### Task requirements
Print the lines from the one that contains "Reproduce this diagram with TikZ." to the one that contains "(36,32) rectangle (676,532);", inclusive, exactly as they appear, and please drop any pictures.
::::
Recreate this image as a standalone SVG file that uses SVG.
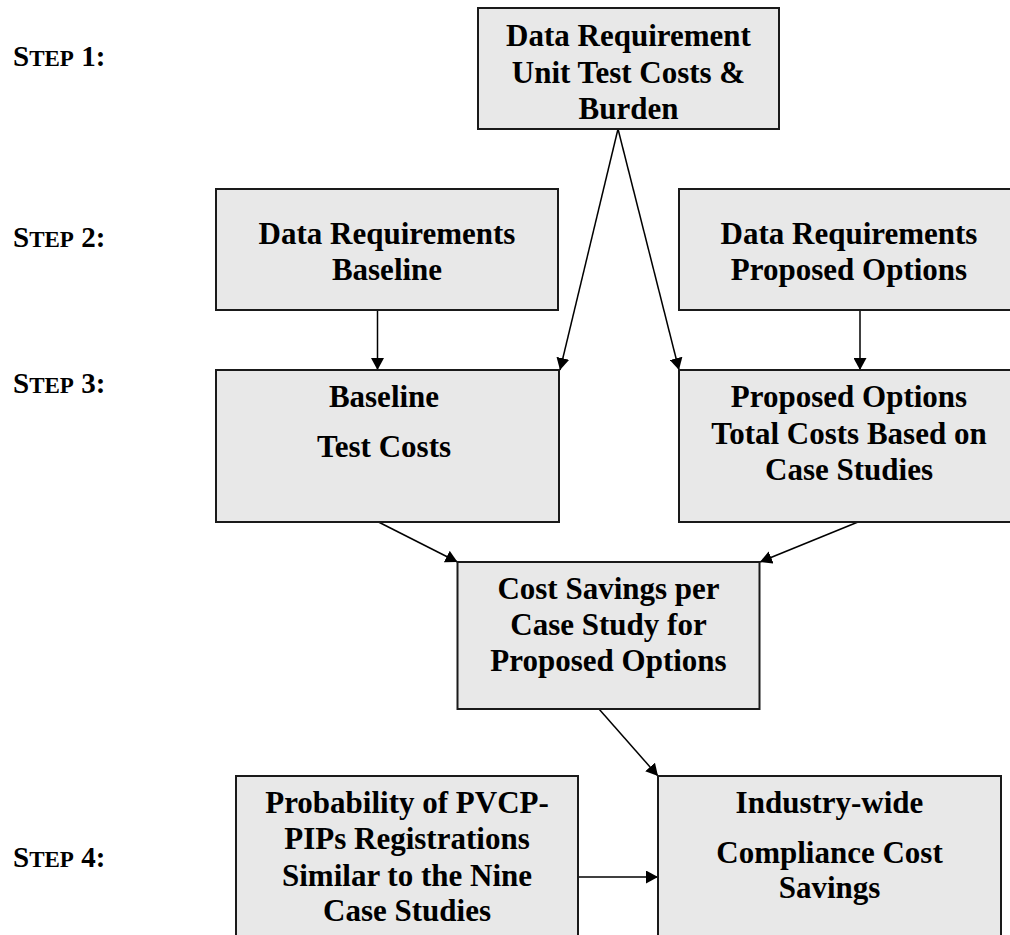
<svg xmlns="http://www.w3.org/2000/svg" width="1010" height="935" viewBox="0 0 1010 935">
<style>
.box{fill:#e8e8e8;stroke:#1a1a1a;stroke-width:2}
.t{font-family:"Liberation Serif","Times New Roman",serif;font-weight:bold;font-size:31px;fill:#000;text-anchor:middle}
.step{font-family:"Liberation Serif","Times New Roman",serif;font-weight:bold;font-size:29px;fill:#000}
.sc{font-size:23px}
.c{stroke:#000;stroke-width:1.5;fill:none;marker-end:url(#ah)}
</style>
<defs>
<marker id="ah" markerUnits="userSpaceOnUse" markerWidth="12" markerHeight="13" refX="12" refY="6.5" orient="auto" viewBox="0 0 12 13">
<path d="M0,0 L12,6.5 L0,13 z" fill="#000"/>
</marker>
</defs>
<rect width="1010" height="935" fill="#fff"/>
<g id="step-labels">
<text class="step" x="13" y="66">S<tspan class="sc">TEP</tspan> 1:</text>
<text class="step" x="13" y="247">S<tspan class="sc">TEP</tspan> 2:</text>
<text class="step" x="13" y="393">S<tspan class="sc">TEP</tspan> 3:</text>
<text class="step" x="13" y="867">S<tspan class="sc">TEP</tspan> 4:</text>
</g>
<g id="connectors">
<line class="c" x1="618" y1="129" x2="560" y2="370"/>
<line class="c" x1="618" y1="129" x2="679" y2="370"/>
<line class="c" x1="377.5" y1="310" x2="377.5" y2="370"/>
<line class="c" x1="860" y1="310" x2="860" y2="370"/>
<line class="c" x1="378.5" y1="522" x2="457.5" y2="562"/>
<line class="c" x1="858" y1="522" x2="760" y2="562"/>
<line class="c" x1="599" y1="709" x2="658" y2="776"/>
<line class="c" x1="578" y1="877" x2="658" y2="877"/>
</g>
<g id="n-unit-costs">
<rect class="box" x="478" y="8" width="301" height="121"/>
<text class="t" x="628.5" y="46">Data Requirement</text>
<text class="t" x="628.5" y="83">Unit Test Costs &amp;</text>
<text class="t" x="628.5" y="119">Burden</text>
</g>
<g id="n-dr-baseline">
<rect class="box" x="216" y="189" width="342" height="121"/>
<text class="t" x="387" y="244">Data Requirements</text>
<text class="t" x="387" y="280">Baseline</text>
</g>
<g id="n-dr-proposed">
<rect class="box" x="679" y="189" width="345" height="121"/>
<text class="t" x="849" y="244">Data Requirements</text>
<text class="t" x="849" y="280">Proposed Options</text>
</g>
<g id="n-baseline-costs">
<rect class="box" x="216" y="370" width="343" height="152"/>
<text class="t" x="384" y="407">Baseline</text>
<text class="t" x="384" y="457">Test Costs</text>
</g>
<g id="n-proposed-costs">
<rect class="box" x="679" y="370" width="345" height="152"/>
<text class="t" x="849" y="407">Proposed Options</text>
<text class="t" x="849" y="444">Total Costs Based on</text>
<text class="t" x="849" y="480">Case Studies</text>
</g>
<g id="n-cost-savings">
<rect class="box" x="457.5" y="562" width="302" height="147"/>
<text class="t" x="608.5" y="599">Cost Savings per</text>
<text class="t" x="608.5" y="635">Case Study for</text>
<text class="t" x="608.5" y="671">Proposed Options</text>
</g>
<g id="n-probability">
<rect class="box" x="236" y="776" width="342" height="180"/>
<text class="t" x="407" y="813">Probability of PVCP-</text>
<text class="t" x="407" y="849">PIPs Registrations</text>
<text class="t" x="407" y="886">Similar to the Nine</text>
<text class="t" x="407" y="921">Case Studies</text>
</g>
<g id="n-industry">
<rect class="box" x="658" y="776" width="343" height="180"/>
<text class="t" x="829.5" y="813">Industry-wide</text>
<text class="t" x="829.5" y="863">Compliance Cost</text>
<text class="t" x="829.5" y="898">Savings</text>
</g>
</svg>
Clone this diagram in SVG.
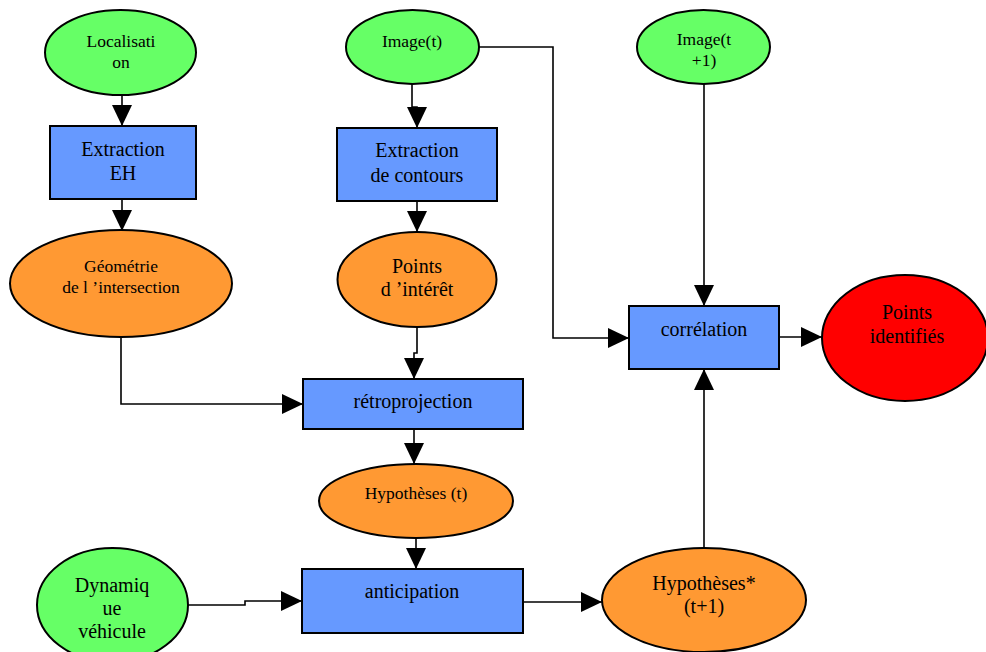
<svg xmlns="http://www.w3.org/2000/svg" width="986" height="652" viewBox="0 0 986 652">
<style>
.n{stroke:#000;stroke-width:2}
.g{fill:#66FF66}.o{fill:#FF9933}.b{fill:#6699FF}.r{fill:#FF0000}
text{font-family:"Liberation Serif","Times New Roman",serif;fill:#000;text-anchor:middle}
.s{font-size:17.5px}.l{font-size:20px}
.c path{fill:none;stroke:#000;stroke-width:1.6}
</style>
<defs>
<marker id="ah" markerUnits="userSpaceOnUse" markerWidth="21" markerHeight="20" refX="21" refY="10" orient="auto">
<path d="M0,0 L21,10 L0,20 z" fill="#000"/>
</marker>
</defs>
<g class="c">
<path d="M122,95 V126" marker-end="url(#ah)"/>
<path d="M122,199 V231" marker-end="url(#ah)"/>
<path d="M121,337 V404 H303" marker-end="url(#ah)"/>
<path d="M412,84 V107 H417 V128" marker-end="url(#ah)"/>
<path d="M479,47 H553 V338 H629" marker-end="url(#ah)"/>
<path d="M417,201 V232" marker-end="url(#ah)"/>
<path d="M417,327 V353 H414 V379" marker-end="url(#ah)"/>
<path d="M414,429 V464" marker-end="url(#ah)"/>
<path d="M416,538 V569" marker-end="url(#ah)"/>
<path d="M188,605 H245 V601 H302" marker-end="url(#ah)"/>
<path d="M523,602 H602" marker-end="url(#ah)"/>
<path d="M704,548 V369" marker-end="url(#ah)"/>
<path d="M704,84 V306" marker-end="url(#ah)"/>
<path d="M779,337 H822" marker-end="url(#ah)"/>
</g>
<g id="localisation"><ellipse class="n g" cx="120.5" cy="52.5" rx="75.5" ry="42.5"/><text class="s" x="121" y="47">Localisati</text><text class="s" x="121" y="68">on</text></g>
<g id="extraction-eh"><rect class="n b" x="50" y="126" width="146" height="73"/><text class="l" x="123" y="156">Extraction</text><text class="l" x="123" y="180">EH</text></g>
<g id="geometrie"><ellipse class="n o" cx="121" cy="283.5" rx="111" ry="53.5"/><text class="s" x="121" y="272">Géométrie</text><text class="s" x="121" y="293">de l ’intersection</text></g>
<g id="image-t"><ellipse class="n g" cx="412.5" cy="47" rx="66.5" ry="37"/><text class="s" x="412" y="47">Image(t)</text></g>
<g id="extraction-contours"><rect class="n b" x="337" y="128" width="160" height="73"/><text class="l" x="417" y="157">Extraction</text><text class="l" x="417" y="182">de contours</text></g>
<g id="points-interet"><ellipse class="n o" cx="417" cy="279.5" rx="79.5" ry="47.5"/><text class="l" x="417" y="273">Points</text><text class="l" x="417" y="296">d ’intérêt</text></g>
<g id="retroprojection"><rect class="n b" x="303" y="379" width="220" height="50"/><text class="l" x="413" y="408">rétroprojection</text></g>
<g id="hypotheses-t"><ellipse class="n o" cx="416" cy="501" rx="97" ry="37"/><text class="s" x="416" y="499">Hypothèses (t)</text></g>
<g id="anticipation"><rect class="n b" x="302" y="569" width="221" height="64"/><text class="l" x="412" y="598">anticipation</text></g>
<g id="dynamique"><ellipse class="n g" cx="112.5" cy="605" rx="75.5" ry="57"/><text class="l" x="112" y="592">Dynamiq</text><text class="l" x="112" y="615">ue</text><text class="l" x="112" y="638">véhicule</text></g>
<g id="hypotheses-t1"><ellipse class="n o" cx="704" cy="600" rx="102" ry="52"/><text class="l" x="704" y="590">Hypothèses*</text><text class="l" x="704" y="613">(t+1)</text></g>
<g id="image-t1"><ellipse class="n g" cx="703.5" cy="47" rx="66.5" ry="37"/><text class="s" x="704" y="45">Image(t</text><text class="s" x="704" y="66">+1)</text></g>
<g id="correlation"><rect class="n b" x="629" y="306" width="150" height="63"/><text class="l" x="704" y="336">corrélation</text></g>
<g id="points-identifies"><ellipse class="n r" cx="905" cy="338" rx="83" ry="63"/><text class="l" x="907" y="319">Points</text><text class="l" x="907" y="343">identifiés</text></g>
</svg>
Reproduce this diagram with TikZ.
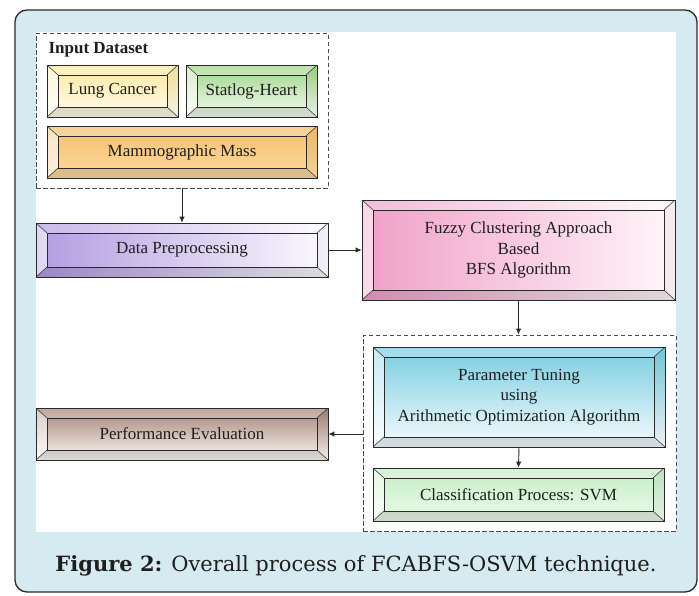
\documentclass[tikz,border=0pt]{standalone}
\usepackage{fontspec}
\setmainfont{Liberation Serif}
\newfontfamily\capfont{DejaVu Serif}
\usetikzlibrary{calc,arrows.meta}
\definecolor{panelblue}{HTML}{D6EBF1}
\definecolor{edge}{HTML}{2A2A2A}
\definecolor{txt}{HTML}{1E1E1E}
\newcommand{\boxfont}{\fontsize{17}{20.5}\selectfont}
\tikzset{
  bevel/.style={rectangle, draw=edge, line width=0.8pt, inner sep=0pt, align=center,
    font=\boxfont, text=txt,
    path picture={
      \path (path picture bounding box.south west) coordinate (bSW)
            (path picture bounding box.north east) coordinate (bNE);
      \path (bSW -| bNE) coordinate (bSE) (bNE -| bSW) coordinate (bNW);
      \path ($(bSW)+(11pt,10pt)$) coordinate (iSW) ($(bNE)+(-11pt,-10pt)$) coordinate (iNE);
      \path (iSW -| iNE) coordinate (iSE) (iNE -| iSW) coordinate (iNW);
      \fill[white,opacity=.6] (bSW) -- (bNW) -- (iNW) -- (iSW) -- cycle;
      \fill[white,opacity=.3] (bNW) -- (bNE) -- (iNE) -- (iNW) -- cycle;
      \fill[black,opacity=.12] (bSW) -- (bSE) -- (iSE) -- (iSW) -- cycle;
      \fill[black,opacity=.04] (bSE) -- (bNE) -- (iNE) -- (iSE) -- cycle;
      \draw[edge,line width=0.8pt] (iSW) rectangle (iNE);
      \draw[edge,line width=0.5pt] (bSW) -- (iSW) (bNW) -- (iNW) (bNE) -- (iNE) (bSE) -- (iSE);
    }},
  groupbox/.style={rectangle, draw=edge!85, line width=0.9pt, dash pattern=on 4.5pt off 2.5pt, inner sep=0pt},
  conn/.style={draw=edge, line width=0.9pt, -{Latex[length=6pt,width=5.5pt]}}
}
\begin{document}
\begin{tikzpicture}[x=1pt,y=-1pt]
\useasboundingbox (0,0) rectangle (699,595);
% outer frame and white panel
\path[fill=panelblue, draw=edge, line width=1.3pt, rounded corners=12pt] (15,10) rectangle (697,592);
\fill[white!99!gray] (36,32) rectangle (676,532);

% input dataset group
\node[groupbox, minimum width=292pt, minimum height=155pt] (input) at (182,110.5) {};
\node[anchor=west, font=\fontsize{17}{20}\selectfont\bfseries, text=txt] (inputlbl) at (45,50) {Input Dataset};
\node[bevel, minimum width=131pt, minimum height=52pt, top color={rgb,255:red,251;green,232;blue,160}, bottom color={rgb,255:red,255;green,252;blue,236}] (lung) at (112.5,91) {Lung Cancer};
\node[bevel, minimum width=131pt, minimum height=52pt, top color={rgb,255:red,160;green,212;blue,136}, bottom color={rgb,255:red,246;green,252;blue,242}] (heart) at (251.5,91) {Statlog-Heart};
\node[bevel, minimum width=270pt, minimum height=52pt, top color={rgb,255:red,246;green,190;blue,106}, bottom color={rgb,255:red,252;green,218;blue,160}] (mammo) at (182,152) {Mammographic Mass};

% data preprocessing
\node[bevel, minimum width=292pt, minimum height=54pt, left color={rgb,255:red,178;green,156;blue,224}, right color={rgb,255:red,252;green,250;blue,255}] (dp) at (182,250) {Data Preprocessing};

% fuzzy clustering
\node[bevel, minimum width=313pt, minimum height=100pt, left color={rgb,255:red,240;green,160;blue,200}, right color={rgb,255:red,255;green,246;blue,250}] (fuzzy) at (518.5,250) {Fuzzy Clustering Approach\\Based\\BFS Algorithm};

% optimisation group
\node[groupbox, minimum width=313pt, minimum height=196pt] (opt) at (519.5,433) {};
\node[bevel, minimum width=292pt, minimum height=100pt, top color={rgb,255:red,120;green,204;blue,224}, bottom color={rgb,255:red,246;green,252;blue,254}] (pt) at (519,397) {Parameter Tuning\\using\\Arithmetic Optimization Algorithm};
\node[bevel, minimum width=291pt, minimum height=53pt, top color={rgb,255:red,196;green,238;blue,196}, bottom color={rgb,255:red,236;green,250;blue,236}] (cls) at (518.5,494.5) {Classification Process: SVM};

% performance evaluation
\node[bevel, minimum width=292pt, minimum height=52pt, top color={rgb,255:red,164;green,130;blue,116}, bottom color={rgb,255:red,252;green,248;blue,246}] (pe) at (182,434) {Performance Evaluation};

% connectors
\draw[conn] (input.south) -- (dp.north);
\draw[conn] (dp.east) -- (fuzzy.west);
\draw[conn] (fuzzy.south) -- (fuzzy.south |- opt.north);
\draw[conn] (pt.south) -- (cls.north);
\draw[conn] (pe.east -| opt.west) -- (pe.east);

% caption
\node[font=\capfont\fontsize{21}{25}\selectfont, text=txt] (caption) at (356,566) {\textbf{Figure 2:} Overall process of FCABFS-OSVM technique.};
\end{tikzpicture}
\end{document}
::::
### Complete response
Reproduce this diagram with TikZ.
\documentclass[tikz,border=0pt]{standalone}
\usepackage{fontspec}
\setmainfont{Liberation Serif}
\newfontfamily\capfont{DejaVu Serif}
\usetikzlibrary{calc,arrows.meta}
\definecolor{panelblue}{HTML}{D6EBF1}
\definecolor{edge}{HTML}{2A2A2A}
\definecolor{txt}{HTML}{1E1E1E}
\newcommand{\boxfont}{\fontsize{17}{20.5}\selectfont}
\tikzset{
  bevel/.style={rectangle, draw=edge, line width=0.8pt, inner sep=0pt, align=center,
    font=\boxfont, text=txt,
    path picture={
      \path (path picture bounding box.south west) coordinate (bSW)
            (path picture bounding box.north east) coordinate (bNE);
      \path (bSW -| bNE) coordinate (bSE) (bNE -| bSW) coordinate (bNW);
      \path ($(bSW)+(11pt,10pt)$) coordinate (iSW) ($(bNE)+(-11pt,-10pt)$) coordinate (iNE);
      \path (iSW -| iNE) coordinate (iSE) (iNE -| iSW) coordinate (iNW);
      \fill[white,opacity=.6] (bSW) -- (bNW) -- (iNW) -- (iSW) -- cycle;
      \fill[white,opacity=.3] (bNW) -- (bNE) -- (iNE) -- (iNW) -- cycle;
      \fill[black,opacity=.12] (bSW) -- (bSE) -- (iSE) -- (iSW) -- cycle;
      \fill[black,opacity=.04] (bSE) -- (bNE) -- (iNE) -- (iSE) -- cycle;
      \draw[edge,line width=0.8pt] (iSW) rectangle (iNE);
      \draw[edge,line width=0.5pt] (bSW) -- (iSW) (bNW) -- (iNW) (bNE) -- (iNE) (bSE) -- (iSE);
    }},
  groupbox/.style={rectangle, draw=edge!85, line width=0.9pt, dash pattern=on 4.5pt off 2.5pt, inner sep=0pt},
  conn/.style={draw=edge, line width=0.9pt, -{Latex[length=6pt,width=5.5pt]}}
}
\begin{document}
\begin{tikzpicture}[x=1pt,y=-1pt]
\useasboundingbox (0,0) rectangle (699,595);
% outer frame and white panel
\path[fill=panelblue, draw=edge, line width=1.3pt, rounded corners=12pt] (15,10) rectangle (697,592);
\fill[white!99!gray] (36,32) rectangle (676,532);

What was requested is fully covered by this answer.